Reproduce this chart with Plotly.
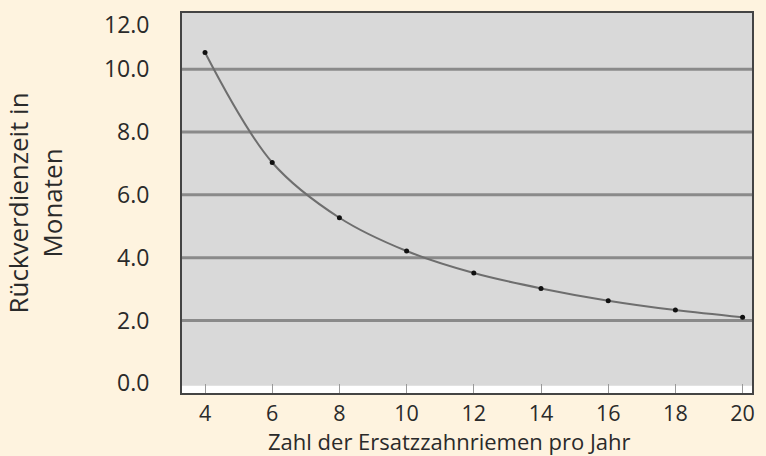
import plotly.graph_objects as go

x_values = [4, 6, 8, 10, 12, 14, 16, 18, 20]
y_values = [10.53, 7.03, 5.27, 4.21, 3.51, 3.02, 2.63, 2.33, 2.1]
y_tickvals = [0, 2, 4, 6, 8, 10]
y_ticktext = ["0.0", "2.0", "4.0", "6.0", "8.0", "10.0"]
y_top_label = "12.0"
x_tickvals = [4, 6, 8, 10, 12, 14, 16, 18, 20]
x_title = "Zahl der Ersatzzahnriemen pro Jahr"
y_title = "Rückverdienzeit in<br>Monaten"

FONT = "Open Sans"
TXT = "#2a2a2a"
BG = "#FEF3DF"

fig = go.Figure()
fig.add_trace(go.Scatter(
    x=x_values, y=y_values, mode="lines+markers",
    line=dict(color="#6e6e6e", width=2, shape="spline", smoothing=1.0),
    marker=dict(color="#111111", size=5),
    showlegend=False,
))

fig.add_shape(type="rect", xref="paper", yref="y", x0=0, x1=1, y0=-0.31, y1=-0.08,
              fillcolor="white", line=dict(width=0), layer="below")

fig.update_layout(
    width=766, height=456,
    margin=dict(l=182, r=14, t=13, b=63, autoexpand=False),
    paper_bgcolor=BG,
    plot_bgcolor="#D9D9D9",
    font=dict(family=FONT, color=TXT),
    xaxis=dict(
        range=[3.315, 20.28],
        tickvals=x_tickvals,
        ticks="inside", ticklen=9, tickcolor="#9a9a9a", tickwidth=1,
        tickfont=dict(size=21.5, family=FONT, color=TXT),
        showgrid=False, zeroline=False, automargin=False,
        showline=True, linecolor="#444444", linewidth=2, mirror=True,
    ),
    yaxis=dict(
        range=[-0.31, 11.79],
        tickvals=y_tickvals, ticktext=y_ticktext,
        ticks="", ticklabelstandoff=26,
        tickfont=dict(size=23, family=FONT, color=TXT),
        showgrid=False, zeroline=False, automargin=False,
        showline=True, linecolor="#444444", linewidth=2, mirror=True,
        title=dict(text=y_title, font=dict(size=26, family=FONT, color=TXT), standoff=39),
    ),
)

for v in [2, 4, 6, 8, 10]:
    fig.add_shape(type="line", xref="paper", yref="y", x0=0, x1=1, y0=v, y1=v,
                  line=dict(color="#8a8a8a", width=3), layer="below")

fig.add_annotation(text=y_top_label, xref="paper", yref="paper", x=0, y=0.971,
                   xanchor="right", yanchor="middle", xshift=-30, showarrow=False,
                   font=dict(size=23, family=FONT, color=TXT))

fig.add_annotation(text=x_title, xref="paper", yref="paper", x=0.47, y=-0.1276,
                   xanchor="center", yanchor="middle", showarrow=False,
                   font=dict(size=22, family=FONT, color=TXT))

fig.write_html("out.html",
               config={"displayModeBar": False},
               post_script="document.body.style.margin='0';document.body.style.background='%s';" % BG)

---

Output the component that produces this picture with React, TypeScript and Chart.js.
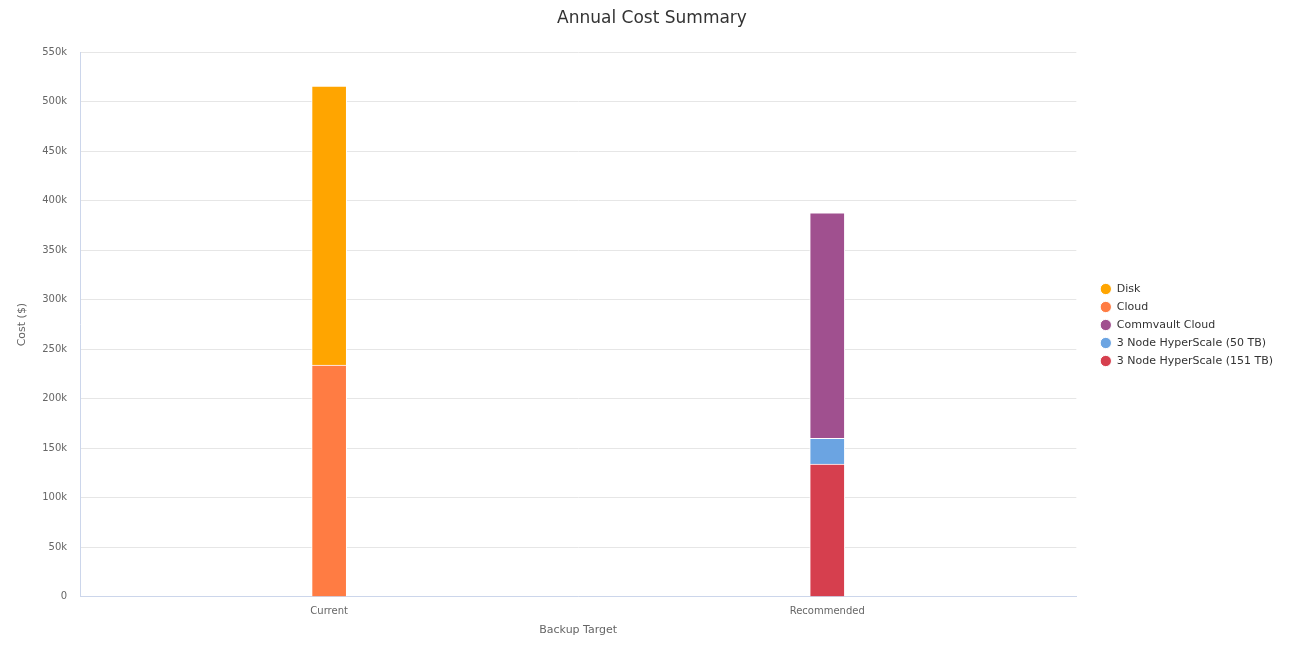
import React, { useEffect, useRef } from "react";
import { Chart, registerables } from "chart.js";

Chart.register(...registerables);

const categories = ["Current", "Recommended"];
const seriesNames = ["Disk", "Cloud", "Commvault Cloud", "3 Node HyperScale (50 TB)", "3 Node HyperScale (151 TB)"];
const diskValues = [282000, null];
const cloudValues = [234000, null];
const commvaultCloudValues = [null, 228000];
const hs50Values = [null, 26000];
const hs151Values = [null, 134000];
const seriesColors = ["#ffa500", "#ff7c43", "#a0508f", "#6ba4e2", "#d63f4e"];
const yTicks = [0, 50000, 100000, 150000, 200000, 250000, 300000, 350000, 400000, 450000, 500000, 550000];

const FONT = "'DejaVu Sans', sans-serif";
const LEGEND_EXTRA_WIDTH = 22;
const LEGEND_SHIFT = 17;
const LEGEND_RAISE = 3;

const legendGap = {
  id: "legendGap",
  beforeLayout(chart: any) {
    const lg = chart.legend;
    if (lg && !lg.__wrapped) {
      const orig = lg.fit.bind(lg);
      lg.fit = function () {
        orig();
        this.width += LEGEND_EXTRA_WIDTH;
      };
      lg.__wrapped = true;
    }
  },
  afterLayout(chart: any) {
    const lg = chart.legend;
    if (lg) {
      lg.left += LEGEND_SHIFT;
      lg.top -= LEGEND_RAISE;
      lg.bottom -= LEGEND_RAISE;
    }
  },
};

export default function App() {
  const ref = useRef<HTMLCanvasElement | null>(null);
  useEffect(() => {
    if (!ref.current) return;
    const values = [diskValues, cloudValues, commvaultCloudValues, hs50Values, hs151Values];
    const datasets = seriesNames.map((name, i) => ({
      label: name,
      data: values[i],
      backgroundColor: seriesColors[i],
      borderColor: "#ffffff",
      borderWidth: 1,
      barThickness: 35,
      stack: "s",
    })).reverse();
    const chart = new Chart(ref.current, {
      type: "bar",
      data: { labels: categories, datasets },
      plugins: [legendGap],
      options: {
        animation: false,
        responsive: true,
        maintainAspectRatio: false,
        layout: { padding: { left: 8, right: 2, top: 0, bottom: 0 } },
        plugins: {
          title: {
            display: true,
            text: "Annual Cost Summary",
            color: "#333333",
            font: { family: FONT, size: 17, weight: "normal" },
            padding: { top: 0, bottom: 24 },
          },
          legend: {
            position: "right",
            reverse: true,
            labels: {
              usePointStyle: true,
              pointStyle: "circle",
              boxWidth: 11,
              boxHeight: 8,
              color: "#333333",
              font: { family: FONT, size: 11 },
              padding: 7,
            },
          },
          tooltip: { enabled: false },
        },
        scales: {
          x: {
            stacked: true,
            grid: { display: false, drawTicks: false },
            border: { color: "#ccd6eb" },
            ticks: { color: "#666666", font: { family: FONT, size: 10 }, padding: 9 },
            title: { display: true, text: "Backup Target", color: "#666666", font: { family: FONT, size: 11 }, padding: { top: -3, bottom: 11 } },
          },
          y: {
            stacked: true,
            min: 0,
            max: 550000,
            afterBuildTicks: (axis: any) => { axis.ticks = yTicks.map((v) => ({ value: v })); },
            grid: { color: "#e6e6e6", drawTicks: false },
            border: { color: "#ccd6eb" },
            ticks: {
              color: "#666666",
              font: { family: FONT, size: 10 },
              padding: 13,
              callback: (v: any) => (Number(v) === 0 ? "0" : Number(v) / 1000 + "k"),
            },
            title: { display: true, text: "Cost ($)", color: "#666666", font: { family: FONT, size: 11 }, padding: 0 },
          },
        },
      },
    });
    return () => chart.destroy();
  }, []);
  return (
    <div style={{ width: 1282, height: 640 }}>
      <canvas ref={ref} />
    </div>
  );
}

■ The problem ■
Begin with the line that contains "Output the component", end with the line that contains "450000, 500000, 550000];", and set down every line in that range exactly as it stands, minus the pictures.

■ Solution ■
Output the component that produces this picture with React, TypeScript and Chart.js.
import React, { useEffect, useRef } from "react";
import { Chart, registerables } from "chart.js";

Chart.register(...registerables);

const categories = ["Current", "Recommended"];
const seriesNames = ["Disk", "Cloud", "Commvault Cloud", "3 Node HyperScale (50 TB)", "3 Node HyperScale (151 TB)"];
const diskValues = [282000, null];
const cloudValues = [234000, null];
const commvaultCloudValues = [null, 228000];
const hs50Values = [null, 26000];
const hs151Values = [null, 134000];
const seriesColors = ["#ffa500", "#ff7c43", "#a0508f", "#6ba4e2", "#d63f4e"];
const yTicks = [0, 50000, 100000, 150000, 200000, 250000, 300000, 350000, 400000, 450000, 500000, 550000];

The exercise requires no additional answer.